We remember you Michal Handzus, mostly because every time we saw you on the ice we were trying to figure out when Scott Hartnell had been traded to the Kings, how we missed that story and when he started to suck.
In all fairness, when life gives you lemons…or clown-like Chaka Khan hair, you make hair lemonade. You made hair lemonade Michal, you truly did.
To Anze Kopitar, thank you for sitting in the Pierre Maguire seats at Staples and playing Angry Birds on your phone all game…and, for breaking your ankle earlier too…that one was clutch. It must have been really nice for some of your Kings teammates, covered in their own blood and sweat, to glance over at you grinning and giggling like a pre-teen who discovered that Joe Jonas just retweeted her.
To Brad Richardson, thank you for ducking and getting checked into the boards by Jamie McGinn, winding up with a head wound right out of "Braveheart." And for the lost teeth too, as there was nothing better than seeing you on your knees that time picking up your chiclets. But that big flop you sold as if somebody in the rafters shot you when Ginner ran you…the one that led to the 5 minute major penalty that your team couldn't capitalize on? Thank you for providing the official nail-in-the-coffin moment, which immediately preceded the end of your team's hopes and dreams.

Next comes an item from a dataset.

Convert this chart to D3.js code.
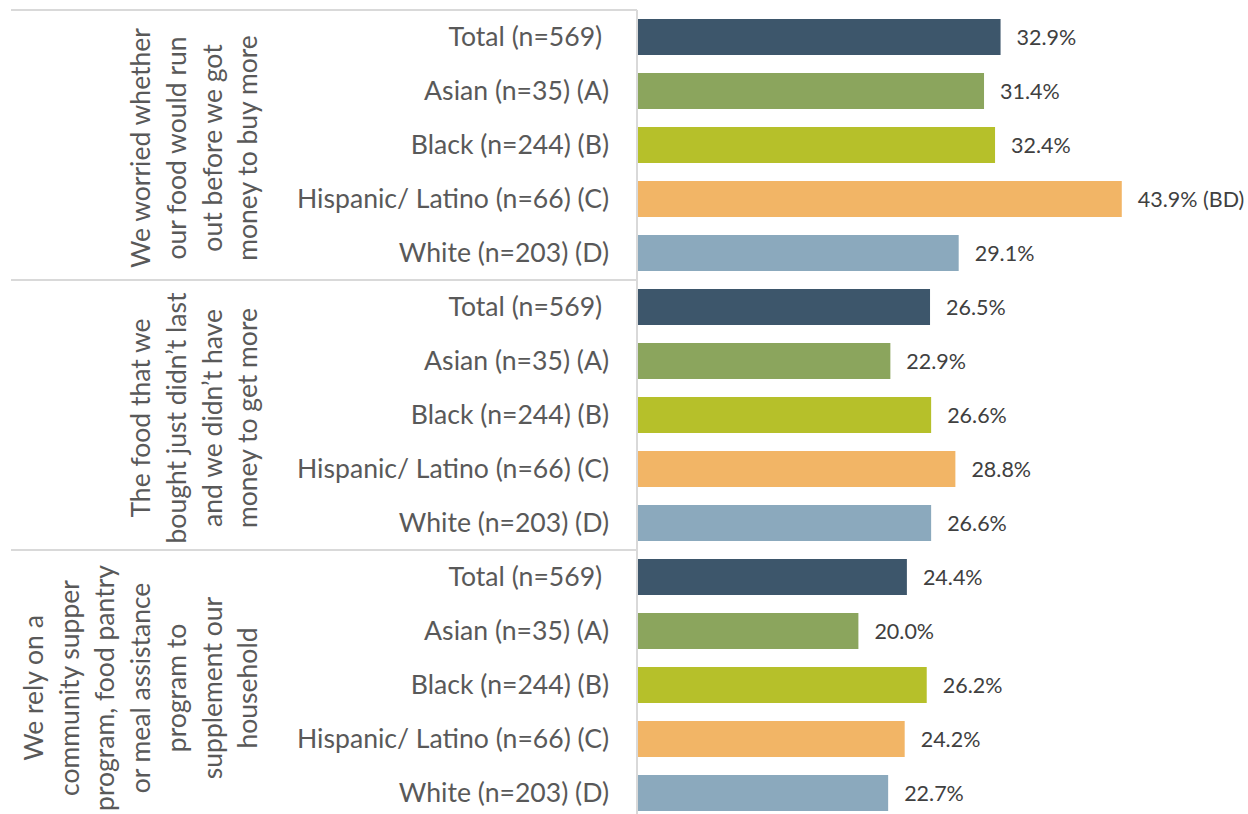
<!DOCTYPE html>
<html>
<head>
<meta charset="utf-8">
<script src="https://cdn.jsdelivr.net/npm/d3@7"></script>
<style>
  html, body { margin: 0; padding: 0; background: #ffffff; }
  svg { display: block; }
</style>
</head>
<body>
<svg id="chart" width="1248" height="814"></svg>
<script>
// Survey statements (group labels, pre-broken into lines)
const statements = [
  ["We worried whether", "our food would run", "out before we got", "money to buy more"],
  ["The food that we", "bought just didn\u2019t last", "and we didn\u2019t have", "money to get more"],
  ["We rely on a", "community supper", "program, food pantry", "or meal assistance", "program to", "supplement our", "household"]
];

// Respondent groups
const categories = [
  "Total (n=569)\u00A0",
  "Asian (n=35) (A)",
  "Black (n=244) (B)",
  "Hispanic/ Latino (n=66) (C)",
  "White (n=203) (D)"
];

// Percent agreeing, by statement
const worriedRunOut = [32.9, 31.4, 32.4, 43.9, 29.1];
const didntLast     = [26.5, 22.9, 26.6, 28.8, 26.6];
const relyOnProgram = [24.4, 20.0, 26.2, 24.2, 22.7];

// Significance markers shown after the value
const worriedSig = ["", "", "", "BD", ""];
const lastSig    = ["", "", "", "", ""];
const relySig    = ["", "", "", "", ""];

const seriesValues = [worriedRunOut, didntLast, relyOnProgram];
const seriesSig = [worriedSig, lastSig, relySig];

const colors = ["#3d566b", "#8ba55d", "#b6c02a", "#f2b566", "#8ba9bd"];

const rows = [];
seriesValues.forEach((vals, g) => {
  vals.forEach((v, c) => {
    rows.push({ key: g + "-" + c, g, c, value: v, sig: seriesSig[g][c] });
  });
});

const svg = d3.select("#chart");
const fontFamily = "Lato, 'Open Sans', sans-serif";

const axisX = 637;
const topY = 10;
const bottomY = 820;

const y = d3.scaleBand()
  .domain(rows.map(d => d.key))
  .range([topY, bottomY])
  .paddingInner(1 / 3)
  .paddingOuter(1 / 6);

const x = d3.scaleLinear()
  .domain([0, 50])
  .range([axisX + 1, axisX + 1 + 551]);

// Group dividers and the category axis line
const groupEdges = d3.range(statements.length + 1).map(i => {
  const first = rows[Math.min(i * categories.length, rows.length - 1)].key;
  return i < statements.length ? y(first) - y.step() * y.paddingOuter() : bottomY;
});

svg.append("g")
  .selectAll("line")
  .data(groupEdges)
  .join("line")
  .attr("x1", 11)
  .attr("x2", axisX)
  .attr("y1", d => d)
  .attr("y2", d => d)
  .attr("stroke", "#d9d9d9")
  .attr("stroke-width", 2);

svg.append("line")
  .attr("x1", axisX)
  .attr("x2", axisX)
  .attr("y1", topY)
  .attr("y2", bottomY)
  .attr("stroke", "#d9d9d9")
  .attr("stroke-width", 2);

// Bars
svg.append("g")
  .selectAll("rect")
  .data(rows)
  .join("rect")
  .attr("x", x(0))
  .attr("y", d => y(d.key))
  .attr("width", d => x(d.value) - x(0))
  .attr("height", y.bandwidth())
  .attr("fill", d => colors[d.c]);

// Value labels
svg.append("g")
  .selectAll("text")
  .data(rows)
  .join("text")
  .attr("x", d => x(d.value) + 16)
  .attr("y", d => y(d.key) + y.bandwidth() / 2)
  .attr("dy", "0.35em")
  .attr("font-family", fontFamily)
  .attr("font-size", 21.5)
  .attr("fill", "#404040")
  .text(d => d.value.toFixed(1) + "%" + (d.sig ? " (" + d.sig + ")" : ""));

// Category labels
svg.append("g")
  .selectAll("text")
  .data(rows)
  .join("text")
  .attr("x", 609)
  .attr("y", d => y(d.key) + y.bandwidth() / 2)
  .attr("dy", "0.35em")
  .attr("text-anchor", "end")
  .attr("font-family", fontFamily)
  .attr("font-size", 26.6)
  .attr("fill", "#595959")
  .text(d => categories[d.c]);

// Rotated statement labels
const lineGap = 35.7;
const lastLineX = 248;
statements.forEach((lines, g) => {
  const cy = (groupEdges[g] + groupEdges[g + 1]) / 2 + 3;
  svg.append("g")
    .selectAll("text")
    .data(lines)
    .join("text")
    .attr("transform", (d, i) =>
      `translate(${lastLineX - (lines.length - 1 - i) * lineGap},${cy}) rotate(-90)`)
    .attr("text-anchor", "middle")
    .attr("dy", "0.35em")
    .attr("font-family", fontFamily)
    .attr("font-size", 26.5)
    .attr("fill", "#595959")
    .text(d => d);
});
</script>
</body>
</html>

As much as joy of their demise fills my senses, I must pause. For even when it's the grief of fans of a hated rival team, it's still important that we reach out. In these times though, endeavors of ours to sincerely console wallowing Los Angeles Kings fans on their team's annihilation can get muddled as we battle our own frightening images of playoff mortality. When is our time?
Of course, we are not exactly battling the whole frightening images of mortality thing right this second or anything like that after winning and beating the Kings…it's kind of the opposite actually.
Sometimes, you're just happy to see the dead guy go and that's OK to admit.
Maybe it was taking glee in the sight of the Staples Center emptying out, seeing downcast Kings fans hanging their heads and shrugging the shoulders of those brand new Jarret Stoll jerseys. Maybe it was remembering that tool in the lower bowl, wearing in the MC Ren era Kings hat, who kept mispronouncing the names of his team's own players ( HAND-Zeus) or made the "Jack Johnson has same name as singer Jack Johnson!" joke eight times in the span of about 15 minutes.
Not speaking ill of the Los Angeles hockey dead will come out in niceties such as, "They played us tough" or "they wanted it as bad as us" or "we got lucky" and will float about in the media ether for a day, maybe two. And just like the tearful faux tributes at the miserable guy's funeral, it will be all made up by a team trying to take the proverbial high road.
The beauty of those statements is that if your team is the one uttering them, you are the one still alive.
For the Los Angeles Kings, may their souls find peace, may their fans show up for them next year when they are reborn anew…and go not just because David Beckham goes.
Finally, may the hockey gods continue to shine their favor brightly upon the San Jose Sharks.